Il se compose de plusieurs éléments. D'une part, CS a enregistré une perte de 666 millions de francs dans la banque d'investissement opérationnelle. Mais la majeure partie de la perte résulte de la réduction des activités de banque d'investissement - surtout de nature comptable.
En plus de la perte s'ajoute les clients qui ont retiré des fonds à hauteur de 12,9 milliards de francs, écrit la banque.
La mise à jour de cette stratégie peut être résumée en trois points essentiels:
Credit Suisse veut réduire considérablement ses activités dans la banque d'investissement. Pour ce faire, la banque vend des parts significatives de ses activités de «securitized products». Cela fait également partie de l'investment banking. En français, on appelle cela les activités avec des produits titrisés. Ce sont des titres qui peuvent être négociés. Mais ils sont en fait basés sur des produits et des crédits qui ne peuvent pas être négociés à l'origine - comme les crédits hypothécaires par exemple. En cas de problème avec les crédits sur lesquels les titres sont basés, cela peut, pour simplifier, «entraîner» tous ces titres dans l'abîme.
Il a également été annoncé que le directeur de l'Investment bank, Christian Meissner, quittait la grande banque avec effet immédiat.
Le Credit Suisse procède à une augmentation de capital de quatre milliards. Voici ce que cela signifie: CS va émettre de nouvelles actions, c'est-à-dire des parts de l'entreprise. Il devrait en résulter un produit de quatre milliards. Ce montant est nécessaire pour renforcer les fonds propres.

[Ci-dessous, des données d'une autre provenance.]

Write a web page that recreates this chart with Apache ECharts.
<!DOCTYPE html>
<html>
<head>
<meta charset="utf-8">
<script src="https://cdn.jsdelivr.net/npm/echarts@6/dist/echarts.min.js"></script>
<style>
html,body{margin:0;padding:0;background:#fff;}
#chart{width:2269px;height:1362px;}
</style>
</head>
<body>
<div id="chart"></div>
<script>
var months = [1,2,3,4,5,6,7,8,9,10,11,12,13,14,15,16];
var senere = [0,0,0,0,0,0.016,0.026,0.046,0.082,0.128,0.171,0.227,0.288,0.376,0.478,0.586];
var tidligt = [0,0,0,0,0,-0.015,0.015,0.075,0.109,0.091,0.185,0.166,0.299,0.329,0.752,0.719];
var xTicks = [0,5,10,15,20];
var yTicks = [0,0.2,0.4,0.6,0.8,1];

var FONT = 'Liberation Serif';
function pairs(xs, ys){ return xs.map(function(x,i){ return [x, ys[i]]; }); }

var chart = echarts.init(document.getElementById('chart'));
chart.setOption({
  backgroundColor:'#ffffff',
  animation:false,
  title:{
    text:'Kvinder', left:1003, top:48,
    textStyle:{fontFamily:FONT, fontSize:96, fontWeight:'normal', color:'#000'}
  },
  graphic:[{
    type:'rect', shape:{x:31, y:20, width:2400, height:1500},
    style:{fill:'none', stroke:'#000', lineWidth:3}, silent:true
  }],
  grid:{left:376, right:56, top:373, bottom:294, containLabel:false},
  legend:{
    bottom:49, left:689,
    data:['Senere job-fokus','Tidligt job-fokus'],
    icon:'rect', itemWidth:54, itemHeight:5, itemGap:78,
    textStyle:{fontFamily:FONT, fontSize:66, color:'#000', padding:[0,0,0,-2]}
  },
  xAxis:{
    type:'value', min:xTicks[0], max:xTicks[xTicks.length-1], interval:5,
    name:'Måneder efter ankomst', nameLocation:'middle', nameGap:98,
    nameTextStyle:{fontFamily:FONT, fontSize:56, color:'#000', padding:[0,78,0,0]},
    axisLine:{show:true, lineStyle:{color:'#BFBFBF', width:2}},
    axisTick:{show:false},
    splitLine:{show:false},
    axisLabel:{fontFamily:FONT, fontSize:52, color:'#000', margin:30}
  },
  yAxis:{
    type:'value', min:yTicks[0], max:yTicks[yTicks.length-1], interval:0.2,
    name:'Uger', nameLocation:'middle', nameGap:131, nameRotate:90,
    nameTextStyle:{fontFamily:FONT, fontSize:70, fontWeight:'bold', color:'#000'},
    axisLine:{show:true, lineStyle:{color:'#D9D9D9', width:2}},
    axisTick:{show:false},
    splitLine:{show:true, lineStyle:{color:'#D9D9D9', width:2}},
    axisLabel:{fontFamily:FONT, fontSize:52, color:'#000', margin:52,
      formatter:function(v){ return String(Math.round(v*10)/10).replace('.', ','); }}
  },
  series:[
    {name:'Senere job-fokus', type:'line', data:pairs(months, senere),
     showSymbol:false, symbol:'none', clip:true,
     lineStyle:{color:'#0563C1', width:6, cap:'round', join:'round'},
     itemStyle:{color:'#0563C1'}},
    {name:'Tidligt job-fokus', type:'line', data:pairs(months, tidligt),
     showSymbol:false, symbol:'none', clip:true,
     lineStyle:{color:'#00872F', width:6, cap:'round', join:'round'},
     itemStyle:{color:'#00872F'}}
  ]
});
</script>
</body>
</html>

C'est explosif: une grande partie de ces nouvelles actions ira à la Saudi national bank d'Arabie saoudite. Celle-ci va acquérir d'environ 10% de Credit Suisse. Elle deviendrait ainsi l'un des plus grands actionnaires.
Credit Suisse va licencier quelque 2700 collaborateurs avec effet immédiat. Cela représente 5% des employés. Ce sont surtout les employés suisses qui seront touchés. En raison de la cession de diverses activités à d'autres entreprises (voir ci-dessous), l'effectif du personnel va encore se réduire, d'environ 9000 collaborateurs d'ici fin 2025, selon la grande banque.
C'est entre autres par ce biais que Credit Suisse veut réduire sa base de coûts (c'est-à-dire ses coûts annuels) de 16,8 à environ 14,5 milliards de francs.
Pas super bien. Au cours des six derniers mois, l'action du Credit Suisse avait parfois chuté de près de moitié. Début octobre en particulier, l'action est tombée à un niveau historiquement bas, à moins de quatre francs l'unité.
Sans doute dans l'espoir d'une amélioration suite à la communication de cette stratégie, le cours de l'action est remonté quelque peu ces derniers temps. Mais il s'avère désormais que les investisseurs ne semblent pas satisfaits.
Dès l'ouverture de la bourse, le cours a de nouveau chuté. Il reste encore à analyser cette dégringolade. Les analystes et les marchés trouvent-ils que la nouvelle stratégie ne va pas assez loin?